-- Extracted data --
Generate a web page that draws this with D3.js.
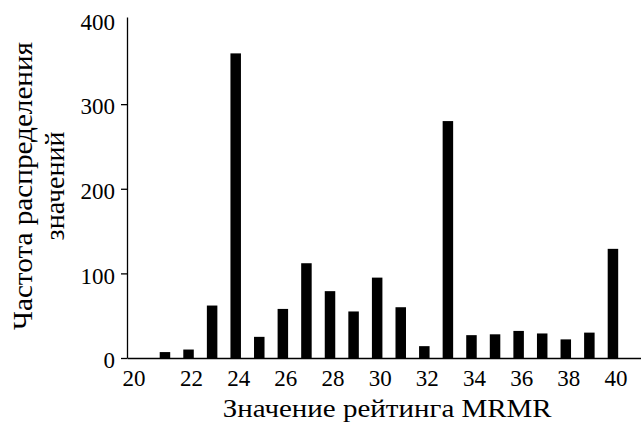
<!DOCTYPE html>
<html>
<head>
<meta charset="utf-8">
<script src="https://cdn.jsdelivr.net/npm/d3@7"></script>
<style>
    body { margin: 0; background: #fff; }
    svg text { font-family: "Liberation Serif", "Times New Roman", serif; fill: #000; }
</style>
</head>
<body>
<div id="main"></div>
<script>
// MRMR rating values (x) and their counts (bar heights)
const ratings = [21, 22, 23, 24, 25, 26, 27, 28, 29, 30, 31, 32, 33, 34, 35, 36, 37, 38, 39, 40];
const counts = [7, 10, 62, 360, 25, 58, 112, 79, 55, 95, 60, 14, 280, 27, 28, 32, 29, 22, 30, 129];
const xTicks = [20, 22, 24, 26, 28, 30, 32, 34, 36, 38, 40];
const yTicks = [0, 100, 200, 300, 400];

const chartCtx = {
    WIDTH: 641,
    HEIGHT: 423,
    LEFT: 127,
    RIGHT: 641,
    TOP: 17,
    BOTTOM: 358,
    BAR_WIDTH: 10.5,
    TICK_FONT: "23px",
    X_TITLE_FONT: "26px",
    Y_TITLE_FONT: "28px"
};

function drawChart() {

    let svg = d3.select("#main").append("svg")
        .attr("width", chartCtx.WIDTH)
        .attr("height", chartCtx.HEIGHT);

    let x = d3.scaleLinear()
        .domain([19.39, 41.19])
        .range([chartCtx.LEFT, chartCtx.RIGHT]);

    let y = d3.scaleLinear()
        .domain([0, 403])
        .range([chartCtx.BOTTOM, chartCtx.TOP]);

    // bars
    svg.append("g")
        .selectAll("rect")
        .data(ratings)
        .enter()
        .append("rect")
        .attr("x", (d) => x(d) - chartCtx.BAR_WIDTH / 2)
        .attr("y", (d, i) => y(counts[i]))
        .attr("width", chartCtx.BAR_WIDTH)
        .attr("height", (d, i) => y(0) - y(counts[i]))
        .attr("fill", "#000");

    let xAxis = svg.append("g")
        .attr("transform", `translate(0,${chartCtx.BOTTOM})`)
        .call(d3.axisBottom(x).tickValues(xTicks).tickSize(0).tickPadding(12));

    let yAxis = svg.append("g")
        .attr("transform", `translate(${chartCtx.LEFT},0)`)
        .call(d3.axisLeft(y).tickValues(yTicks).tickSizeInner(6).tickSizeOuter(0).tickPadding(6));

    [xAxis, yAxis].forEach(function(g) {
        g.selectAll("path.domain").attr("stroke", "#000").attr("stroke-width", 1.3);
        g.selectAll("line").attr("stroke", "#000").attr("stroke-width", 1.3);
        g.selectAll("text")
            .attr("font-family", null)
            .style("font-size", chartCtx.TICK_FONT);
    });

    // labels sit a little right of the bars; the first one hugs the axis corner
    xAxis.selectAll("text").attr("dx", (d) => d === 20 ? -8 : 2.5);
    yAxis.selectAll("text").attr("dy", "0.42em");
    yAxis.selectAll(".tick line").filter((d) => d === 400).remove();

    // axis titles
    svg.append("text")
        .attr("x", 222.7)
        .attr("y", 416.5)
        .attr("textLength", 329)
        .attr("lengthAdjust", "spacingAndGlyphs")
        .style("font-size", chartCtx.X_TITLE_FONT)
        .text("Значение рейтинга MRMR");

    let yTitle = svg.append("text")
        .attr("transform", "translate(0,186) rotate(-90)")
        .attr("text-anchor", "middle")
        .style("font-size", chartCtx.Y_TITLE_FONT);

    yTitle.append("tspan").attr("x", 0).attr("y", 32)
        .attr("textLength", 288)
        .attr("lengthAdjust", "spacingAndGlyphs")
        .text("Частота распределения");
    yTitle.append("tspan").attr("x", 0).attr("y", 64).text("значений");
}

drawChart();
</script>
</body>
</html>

==

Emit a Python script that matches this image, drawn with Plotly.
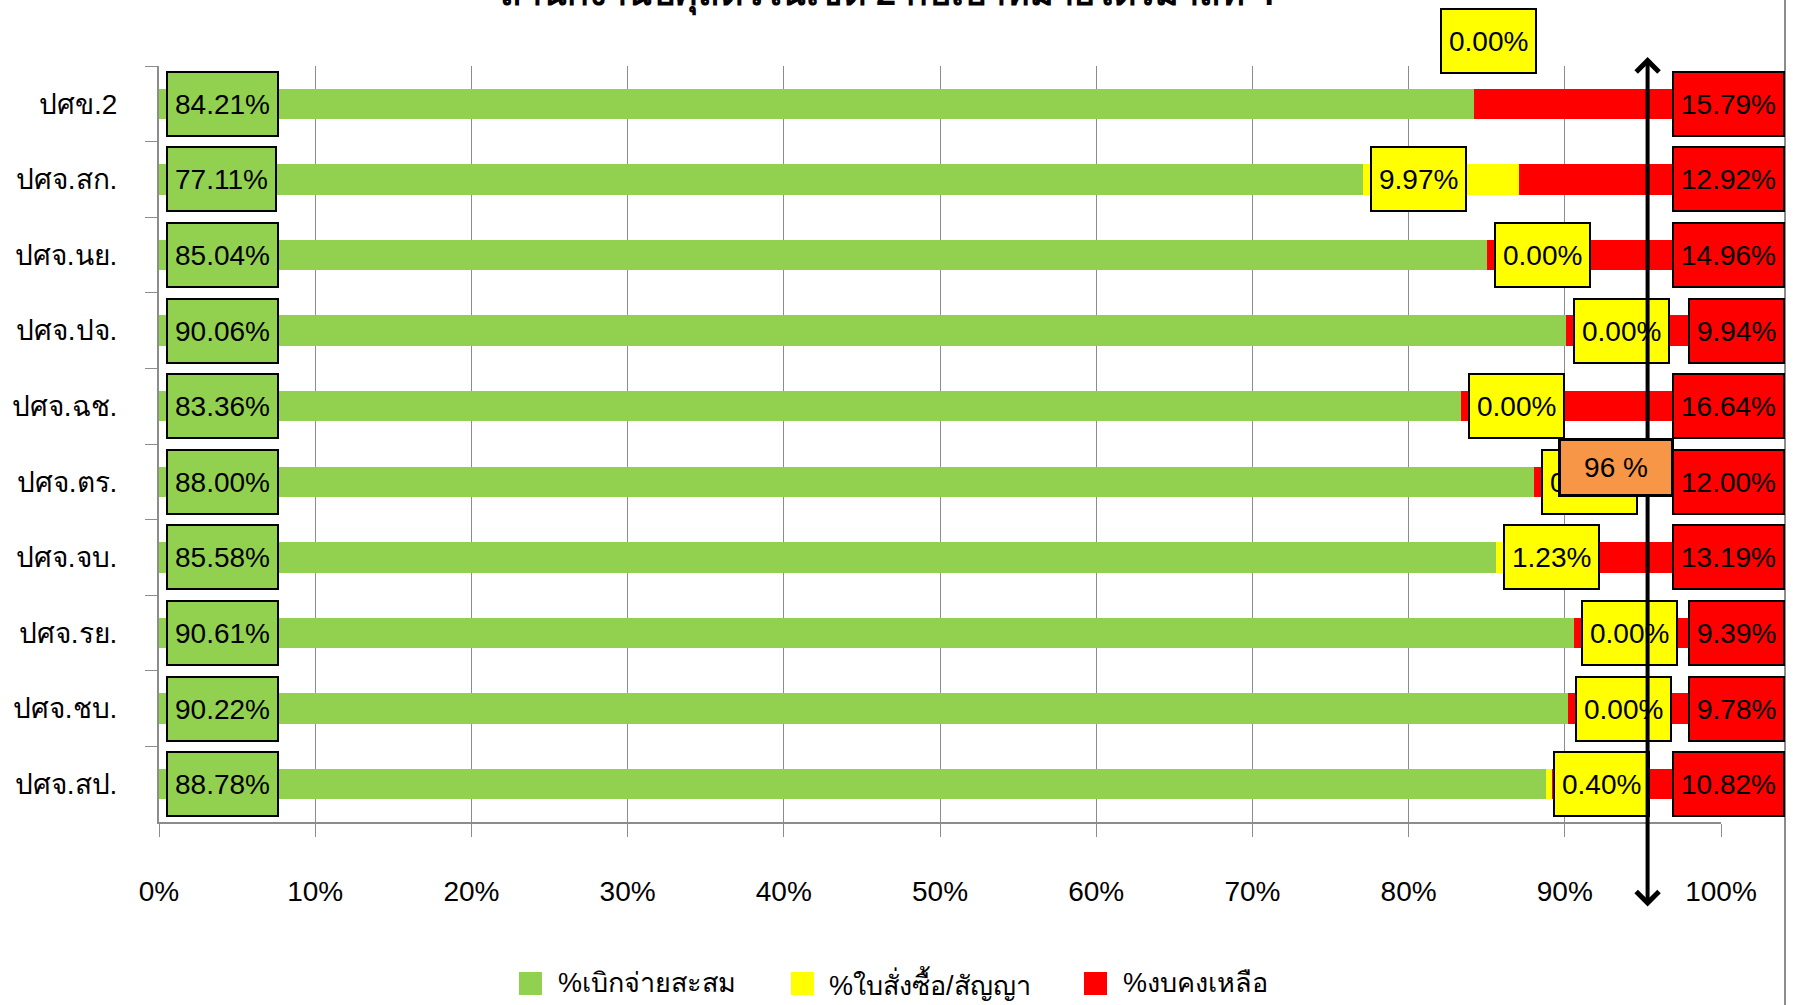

-- Stated goal --
List all lines in the material containing the string "this".

-- Answer for the task --
Generate a web page that draws this with D3.js.
Emit a Python script that matches this image, drawn with Plotly.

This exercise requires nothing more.